Пилат презрительно улыбнулся, и я заметил, что столь же презрительна была легкая улыбка, скользнувшая по губам Мириам. А жена Пилата сидела затаив дыхание и словно оцепенев, а взгляд ее широко раскрытых глаз был устремлен вдаль Тут заговорил Амбивий:
— Каиафа утверждает — он говорил мне это не далее как вчера, — что рыбак обещает свести Бога с небес на землю и создать на земле новое царство, управлять которым будет сам Бог.
— А это значит — конец владычеству Рима, — перебил его я.
— Это придумали Каиафа и Анна, чтобы поссорить нас с Римом, — пояснила Мириам. — Это все ложь. Их выдумки.
Пилат кивнул и спросил:
— Но ведь в ваших древних книгах есть какое-то пророчество об этом? Вот его-то первосвященники и выдают за цели рыбака.
Мириам согласилась с ним и тут же процитировала все пророчество Я рассказываю об этом, чтобы показать, насколько глубоко изучил Пилат этот народ, который он так ревностно старался образумить.
— А я слышала другое, — продолжала Мириам. — Этот Иисус проповедует конец света и царство Божие, но не на земле, а на небесах.
— Мне доносили обо этом, — сказал Пилат — Это правда Иисус считает римские налоги справедливыми. Он утверждает, что Рим будет править до тех нор, пока не наступит конец света, а вместе с этим и конец всем земным правителям. Теперь мне ясно, какую игру ведет со мной Анна.
— Некоторые из его последователей утверждают даже, что это он сам и есть Бог, — сообщил Амбивий.
— Мне не передавали, чтобы он сам так говорил, — сказал Пилат.
— А почему бы нет? — едва слышно проронила его жена. — Почему бы нет?

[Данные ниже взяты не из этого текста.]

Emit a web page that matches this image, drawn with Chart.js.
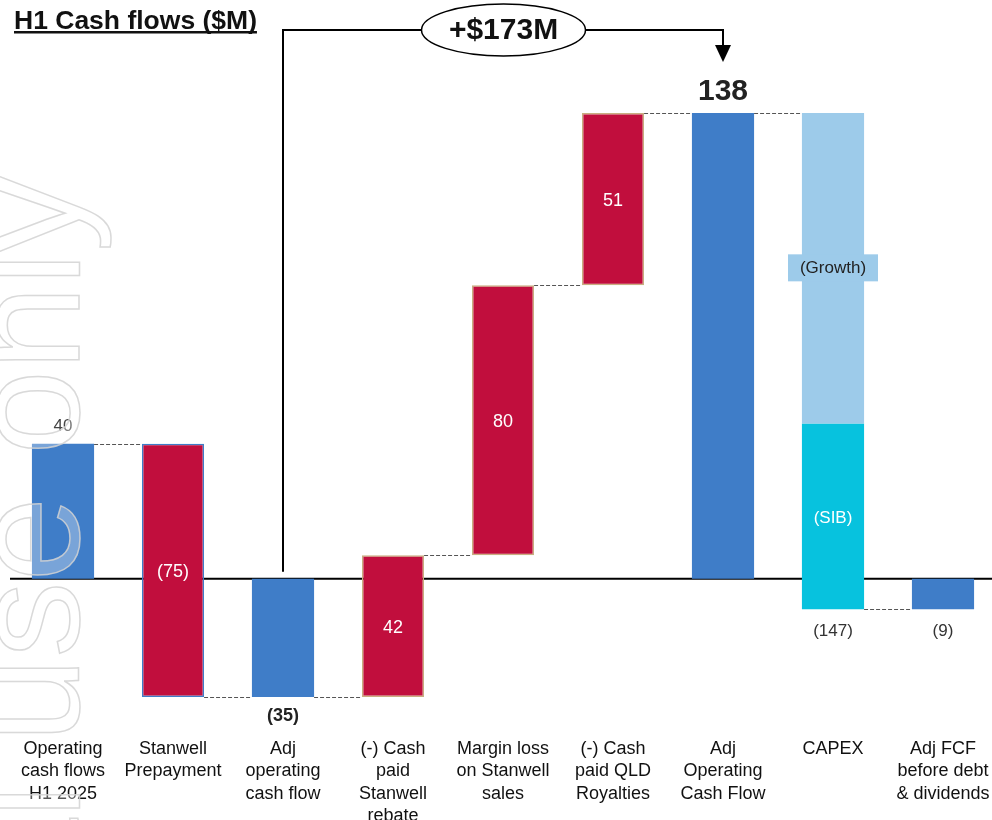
<!DOCTYPE html>
<html>
<head>
<meta charset="utf-8">
<script src="https://cdn.jsdelivr.net/npm/chart.js@4"></script>
<style>
  html, body { margin: 0; padding: 0; overflow: hidden; background: #fff; }
  #myChart { display: block; }
</style>
</head>
<body>
<canvas id="myChart" width="1000" height="820"></canvas>
<script>
const categories = [
    ['Operating', 'cash flows', 'H1 2025'],
    ['Stanwell', 'Prepayment'],
    ['Adj', 'operating', 'cash flow'],
    ['(-) Cash', 'paid', 'Stanwell', 'rebate'],
    ['Margin loss', 'on Stanwell', 'sales'],
    ['(-) Cash', 'paid QLD', 'Royalties'],
    ['Adj', 'Operating', 'Cash Flow'],
    ['CAPEX'],
    ['Adj FCF', 'before debt', '& dividends']
];
const amounts = [40, -75, -35, 42, 80, 51, 138, -147, -9];
const isSubtotal = [true, false, true, false, false, false, true, false, true];
const capexGrowth = -92;
const capexSib = -55;
const capexIndex = 7;
const title = 'H1 Cash flows ($M)';

const BLUE = '#3F7DC8';
const RED = '#C10E3D';
const TAN = '#C9AE80';
const GROWTH = '#9DCBEA';
const SIB = '#07C2DE';
const FONT = '"Liberation Sans", Arial, sans-serif';

// build floating ranges from the running total
let running = 0;
const ranges = [];
const levels = [];
amounts.forEach((v, i) => {
    if (isSubtotal[i]) {
        ranges.push([0, v]);
        running = v;
    } else {
        ranges.push([running, running + v]);
        running += v;
    }
    levels.push(running);
});
const capexTop = ranges[capexIndex][0];
const growthRange = [capexTop, capexTop + capexGrowth];
const sibRange = [capexTop + capexGrowth, capexTop + capexGrowth + capexSib];
const mainData = ranges.map((r, i) => i === capexIndex ? growthRange : r);
const sibData = ranges.map((r, i) => i === capexIndex ? sibRange : null);
const bridge = amounts[6] - amounts[2];

const fillColors = amounts.map((v, i) => {
    if (i === capexIndex) return GROWTH;
    return isSubtotal[i] ? BLUE : RED;
});
const borderColors = amounts.map((v, i) => (i === 1 ? BLUE : TAN));
const borderWidths = amounts.map((v, i) => (!isSubtotal[i] && i !== capexIndex ? 1.5 : 0));

const fmt = v => (v < 0 ? '(' + Math.abs(v) + ')' : String(v));

const overlay = {
    id: 'overlay',
    beforeDatasetsDraw(chart) {
        const { ctx, scales: { x, y } } = chart;
        const meta = chart.getDatasetMeta(0);
        ctx.save();
        // zero line
        ctx.strokeStyle = '#000';
        ctx.lineWidth = 2;
        ctx.beginPath();
        ctx.moveTo(10, y.getPixelForValue(0));
        ctx.lineTo(1000, y.getPixelForValue(0));
        ctx.stroke();
        // dashed connectors
        ctx.strokeStyle = '#555';
        ctx.lineWidth = 1;
        ctx.setLineDash([4, 2]);
        for (let i = 0; i < levels.length - 1; i++) {
            const a = meta.data[i], b = meta.data[i + 1];
            const py = Math.round(y.getPixelForValue(levels[i])) + 0.5;
            ctx.beginPath();
            ctx.moveTo(a.x + a.width / 2, py);
            ctx.lineTo(b.x - b.width / 2, py);
            ctx.stroke();
        }
        ctx.restore();
    },
    afterDatasetsDraw(chart) {
        const { ctx, scales: { x, y } } = chart;
        const meta = chart.getDatasetMeta(0);
        ctx.save();
        ctx.textAlign = 'center';
        ctx.textBaseline = 'middle';

        // value labels
        amounts.forEach((v, i) => {
            const cx = meta.data[i].x;
            const r = ranges[i];
            if (i === capexIndex) {
                ctx.font = '17px ' + FONT;
                ctx.fillStyle = '#333';
                ctx.fillText(fmt(v), cx, y.getPixelForValue(r[1]) + 22);
                return;
            }
            if (!isSubtotal[i]) {
                ctx.font = '18px ' + FONT;
                ctx.fillStyle = '#fff';
                ctx.fillText(fmt(v), cx, y.getPixelForValue((r[0] + r[1]) / 2) + 2);
                return;
            }
            if (i === 6) {
                ctx.font = 'bold 30px ' + FONT;
                ctx.fillStyle = '#222';
                ctx.fillText(fmt(v), cx, y.getPixelForValue(v) - 21);
            } else if (i === 2) {
                ctx.font = 'bold 18px ' + FONT;
                ctx.fillStyle = '#222';
                ctx.fillText(fmt(v), cx, y.getPixelForValue(v) + 19);
            } else if (v >= 0) {
                ctx.font = '17px ' + FONT;
                ctx.fillStyle = '#444';
                ctx.fillText(fmt(v), cx, y.getPixelForValue(v) - 17);
            } else {
                ctx.font = '17px ' + FONT;
                ctx.fillStyle = '#333';
                ctx.fillText(fmt(v), cx, y.getPixelForValue(v) + 22);
            }
        });

        // capex split labels
        const cx7 = meta.data[capexIndex].x;
        const gy = y.getPixelForValue((growthRange[0] + growthRange[1]) / 2);
        ctx.font = '17px ' + FONT;
        ctx.fillStyle = GROWTH;
        ctx.fillRect(cx7 - 45, gy - 14, 90, 27);
        ctx.fillStyle = '#222';
        ctx.fillText('(Growth)', cx7, gy);
        ctx.fillStyle = '#fff';
        ctx.fillText('(SIB)', cx7, y.getPixelForValue((sibRange[0] + sibRange[1]) / 2) + 2);

        // category labels
        ctx.font = '18px ' + FONT;
        ctx.fillStyle = '#111';
        ctx.textBaseline = 'alphabetic';
        categories.forEach((lines, i) => {
            lines.forEach((t, j) => ctx.fillText(t, meta.data[i].x, 754 + j * 22.3));
        });

        // title
        ctx.textAlign = 'left';
        ctx.font = 'bold 26.5px ' + FONT;
        ctx.fillStyle = '#111';
        ctx.fillText(title, 14, 29);
        const tw = ctx.measureText(title).width;
        ctx.fillRect(14, 31, tw, 2.5);

        // bridge bracket
        const x0 = meta.data[2].x, x1 = meta.data[6].x;
        const ey = 30, ecx = (x0 + x1) / 2 + 0.5, rx = 82, ry = 26;
        ctx.strokeStyle = '#000';
        ctx.lineWidth = 2;
        ctx.beginPath();
        ctx.moveTo(x0, y.getPixelForValue(0) - 7);
        ctx.lineTo(x0, ey);
        ctx.lineTo(ecx - rx, ey);
        ctx.moveTo(ecx + rx, ey);
        ctx.lineTo(x1, ey);
        ctx.lineTo(x1, 47);
        ctx.stroke();
        ctx.fillStyle = '#000';
        ctx.beginPath();
        ctx.moveTo(x1 - 8, 45);
        ctx.lineTo(x1 + 8, 45);
        ctx.lineTo(x1, 62);
        ctx.closePath();
        ctx.fill();
        ctx.lineWidth = 1.5;
        ctx.beginPath();
        ctx.ellipse(ecx, ey, rx, ry, 0, 0, Math.PI * 2);
        ctx.fillStyle = '#fff';
        ctx.fill();
        ctx.stroke();
        ctx.textAlign = 'center';
        ctx.textBaseline = 'middle';
        ctx.font = 'bold 30px ' + FONT;
        ctx.fillStyle = '#111';
        ctx.fillText('+$' + bridge + 'M', ecx, ey + 1);

        // watermark
        ctx.translate(79, 176);
        ctx.rotate(-Math.PI / 2);
        ctx.textAlign = 'right';
        ctx.textBaseline = 'alphabetic';
        ctx.font = '152px ' + FONT;
        ctx.fillStyle = 'rgba(255,255,255,0.3)';
        ctx.fillText('For personal use only', 0, 0);
        ctx.strokeStyle = 'rgba(210,210,210,0.85)';
        ctx.lineWidth = 1.5;
        ctx.strokeText('For personal use only', 0, 0);
        ctx.restore();
    }
};

const config = {
    type: 'bar',
    data: {
        labels: categories.map(c => c.join(' ')),
        datasets: [{
            data: mainData,
            backgroundColor: fillColors,
            borderColor: borderColors,
            borderWidth: borderWidths,
            borderSkipped: false,
            categoryPercentage: 1,
            barPercentage: 0.565
        }, {
            data: sibData,
            backgroundColor: SIB,
            borderWidth: 0,
            categoryPercentage: 1,
            barPercentage: 0.565
        }]
    },
    options: {
        responsive: false,
        animation: false,
        layout: { padding: { left: 8, right: 2, top: 22, bottom: 5 } },
        plugins: { legend: { display: false }, tooltip: { enabled: false } },
        scales: {
            x: { display: false, stacked: true },
            y: { display: false, min: -70, max: 165 }
        }
    },
    plugins: [overlay]
};

// Render the chart
const myChart = new Chart(document.getElementById('myChart'), config);
</script>
</body>
</html>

Ноги спускались на землю и раньше.
— Видишь ли, — сказал Пилат, — я знаю от верных людей, что после того, как этот Иисус сотворил чудо, накормив множество народу несколькими хлебцами и рыбками, безмозглые галилеяне хотели сделать его царем. И сделали бы, даже против его воли, но он, чтобы избавиться от них, бежал в горы. В чем же тут безумие? Он ведь понял, чем грозит ему их глупость.

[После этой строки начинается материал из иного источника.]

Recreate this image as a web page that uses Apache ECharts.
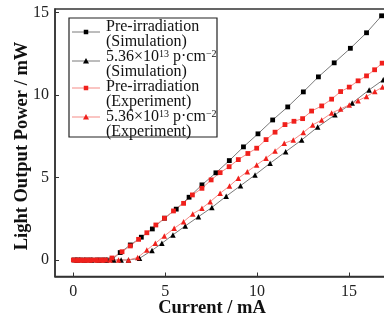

— Однако Анна задумал то же самое и собирается обвести вас вокруг пальца, — сказала Мириам. — Они кричат, что он хочет стать царем иудейским, а это нарушение законов Рима, и, следовательно, Рим должен сам разделаться с Иисусом.
Пилат пожал плечами.
— Не царем иудейским, а скорее царем нищих или царем мечтателей. Иисус не дурак. Он мечтатель, но мечтает он не о земной власти. Желаю ему всяческой удачи на том свете, ибо там юрисдикция Рима кончается.
— Он утверждает, что всякая собственность — грех. Вот почему фарисеи тоже неистовствуют, — снова заговорил Амбивий.
Пилат весело засмеялся.
— Однако этот царь нищих и его нищие приверженцы все же не гнушаются собственностью, — пояснил он. — Посудите сами, ведь еще не так давно у них давно был свой казначей, хранивший их богатства. Его звали Иуда, и ходят слухи, что он запускал руку в общий кошелек, который ему доверили.